= Given task =
Nothing should be output except the lines from the one containing "Output the web" through the one containing "const FONT = 21, STRETCH", both ends included, each repeated exactly.

===== Dataset rows =====

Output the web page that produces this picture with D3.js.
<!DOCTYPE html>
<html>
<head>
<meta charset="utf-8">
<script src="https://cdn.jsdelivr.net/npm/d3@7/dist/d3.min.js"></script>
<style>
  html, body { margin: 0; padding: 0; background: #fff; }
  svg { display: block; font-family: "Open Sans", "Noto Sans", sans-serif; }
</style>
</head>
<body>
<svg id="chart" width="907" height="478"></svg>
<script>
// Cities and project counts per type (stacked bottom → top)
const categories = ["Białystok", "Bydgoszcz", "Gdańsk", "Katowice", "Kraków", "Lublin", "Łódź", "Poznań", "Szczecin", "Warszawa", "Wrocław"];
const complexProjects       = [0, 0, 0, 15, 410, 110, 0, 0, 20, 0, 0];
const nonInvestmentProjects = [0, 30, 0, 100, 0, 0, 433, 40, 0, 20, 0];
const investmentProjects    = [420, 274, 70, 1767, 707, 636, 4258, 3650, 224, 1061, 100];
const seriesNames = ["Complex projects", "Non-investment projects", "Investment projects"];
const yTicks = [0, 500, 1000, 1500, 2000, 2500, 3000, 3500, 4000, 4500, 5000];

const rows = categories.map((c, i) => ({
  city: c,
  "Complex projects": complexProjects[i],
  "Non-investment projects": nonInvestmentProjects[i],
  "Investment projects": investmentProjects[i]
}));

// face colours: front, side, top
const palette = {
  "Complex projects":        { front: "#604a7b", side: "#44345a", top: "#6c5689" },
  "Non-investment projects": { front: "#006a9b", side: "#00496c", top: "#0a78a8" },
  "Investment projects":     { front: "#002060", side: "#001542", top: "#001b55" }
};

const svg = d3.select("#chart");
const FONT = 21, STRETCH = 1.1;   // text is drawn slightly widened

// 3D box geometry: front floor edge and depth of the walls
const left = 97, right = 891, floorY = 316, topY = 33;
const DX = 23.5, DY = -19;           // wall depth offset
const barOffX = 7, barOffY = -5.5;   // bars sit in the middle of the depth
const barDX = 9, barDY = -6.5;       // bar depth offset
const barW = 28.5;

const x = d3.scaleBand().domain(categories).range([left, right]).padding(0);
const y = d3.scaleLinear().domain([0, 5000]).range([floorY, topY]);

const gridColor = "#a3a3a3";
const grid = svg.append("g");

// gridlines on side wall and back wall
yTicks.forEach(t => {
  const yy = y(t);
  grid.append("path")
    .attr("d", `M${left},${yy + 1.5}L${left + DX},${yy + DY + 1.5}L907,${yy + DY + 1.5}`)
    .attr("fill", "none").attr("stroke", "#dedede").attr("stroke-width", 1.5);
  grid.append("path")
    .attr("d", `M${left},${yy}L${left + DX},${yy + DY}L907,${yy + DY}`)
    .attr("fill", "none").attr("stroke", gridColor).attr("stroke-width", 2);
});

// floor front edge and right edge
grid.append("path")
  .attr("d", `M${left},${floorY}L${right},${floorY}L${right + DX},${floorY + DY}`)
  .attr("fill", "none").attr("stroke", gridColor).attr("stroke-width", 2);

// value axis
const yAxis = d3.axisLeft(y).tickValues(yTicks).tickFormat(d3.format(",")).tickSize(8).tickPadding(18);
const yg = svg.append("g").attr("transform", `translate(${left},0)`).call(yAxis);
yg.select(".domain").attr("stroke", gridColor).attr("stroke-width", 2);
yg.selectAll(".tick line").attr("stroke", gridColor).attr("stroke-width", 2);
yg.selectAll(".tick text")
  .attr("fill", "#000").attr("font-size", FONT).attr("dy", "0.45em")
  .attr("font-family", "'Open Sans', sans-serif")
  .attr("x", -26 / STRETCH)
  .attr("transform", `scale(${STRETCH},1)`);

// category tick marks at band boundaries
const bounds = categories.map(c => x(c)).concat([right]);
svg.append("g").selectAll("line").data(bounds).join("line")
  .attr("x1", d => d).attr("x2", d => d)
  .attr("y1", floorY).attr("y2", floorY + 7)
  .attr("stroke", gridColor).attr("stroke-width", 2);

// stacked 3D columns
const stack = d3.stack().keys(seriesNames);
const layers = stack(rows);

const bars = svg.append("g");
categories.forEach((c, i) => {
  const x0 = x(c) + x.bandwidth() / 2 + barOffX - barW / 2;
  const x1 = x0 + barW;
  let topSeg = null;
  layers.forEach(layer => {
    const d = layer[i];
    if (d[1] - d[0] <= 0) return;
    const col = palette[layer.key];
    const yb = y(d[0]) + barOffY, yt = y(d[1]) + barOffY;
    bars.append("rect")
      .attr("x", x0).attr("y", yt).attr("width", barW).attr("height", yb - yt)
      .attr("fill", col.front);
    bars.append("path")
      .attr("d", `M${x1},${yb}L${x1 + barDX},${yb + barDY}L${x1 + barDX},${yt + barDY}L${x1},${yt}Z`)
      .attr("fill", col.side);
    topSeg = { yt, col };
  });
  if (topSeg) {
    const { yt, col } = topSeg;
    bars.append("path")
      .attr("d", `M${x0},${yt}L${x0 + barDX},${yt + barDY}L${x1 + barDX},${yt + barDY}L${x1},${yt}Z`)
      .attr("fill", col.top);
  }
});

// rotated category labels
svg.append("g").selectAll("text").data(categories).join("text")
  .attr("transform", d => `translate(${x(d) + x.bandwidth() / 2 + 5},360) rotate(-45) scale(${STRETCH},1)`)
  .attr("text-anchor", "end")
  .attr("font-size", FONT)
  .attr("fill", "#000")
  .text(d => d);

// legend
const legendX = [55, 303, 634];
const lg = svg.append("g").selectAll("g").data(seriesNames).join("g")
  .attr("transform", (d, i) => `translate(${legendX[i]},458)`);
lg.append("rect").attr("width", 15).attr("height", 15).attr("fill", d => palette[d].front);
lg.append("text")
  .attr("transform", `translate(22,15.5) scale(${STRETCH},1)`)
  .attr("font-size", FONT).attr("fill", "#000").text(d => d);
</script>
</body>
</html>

=====
===== Dataset rows =====

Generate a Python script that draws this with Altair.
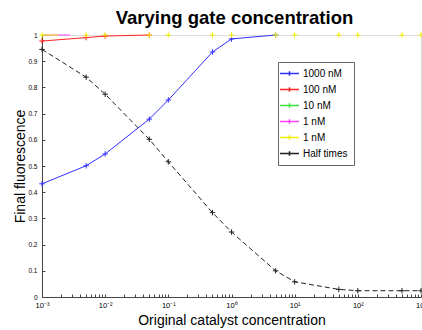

=====

= The solution =
Output the web page that produces this picture with D3.js.
<!DOCTYPE html>
<html>
<head>
<meta charset="utf-8">
<script src="https://cdn.jsdelivr.net/npm/d3@7/dist/d3.min.js"></script>
<style>
  html, body { margin: 0; padding: 0; background: #fff; }
  svg { display: block; font-family: "Open Sans", "Noto Sans", sans-serif; }
</style>
</head>
<body>
<svg id="chart" width="907" height="478"></svg>
<script>
// Cities and project counts per type (stacked bottom → top)
const categories = ["Białystok", "Bydgoszcz", "Gdańsk", "Katowice", "Kraków", "Lublin", "Łódź", "Poznań", "Szczecin", "Warszawa", "Wrocław"];
const complexProjects       = [0, 0, 0, 15, 410, 110, 0, 0, 20, 0, 0];
const nonInvestmentProjects = [0, 30, 0, 100, 0, 0, 433, 40, 0, 20, 0];
const investmentProjects    = [420, 274, 70, 1767, 707, 636, 4258, 3650, 224, 1061, 100];
const seriesNames = ["Complex projects", "Non-investment projects", "Investment projects"];
const yTicks = [0, 500, 1000, 1500, 2000, 2500, 3000, 3500, 4000, 4500, 5000];

const rows = categories.map((c, i) => ({
  city: c,
  "Complex projects": complexProjects[i],
  "Non-investment projects": nonInvestmentProjects[i],
  "Investment projects": investmentProjects[i]
}));

// face colours: front, side, top
const palette = {
  "Complex projects":        { front: "#604a7b", side: "#44345a", top: "#6c5689" },
  "Non-investment projects": { front: "#006a9b", side: "#00496c", top: "#0a78a8" },
  "Investment projects":     { front: "#002060", side: "#001542", top: "#001b55" }
};

const svg = d3.select("#chart");
const FONT = 21, STRETCH = 1.1;   // text is drawn slightly widened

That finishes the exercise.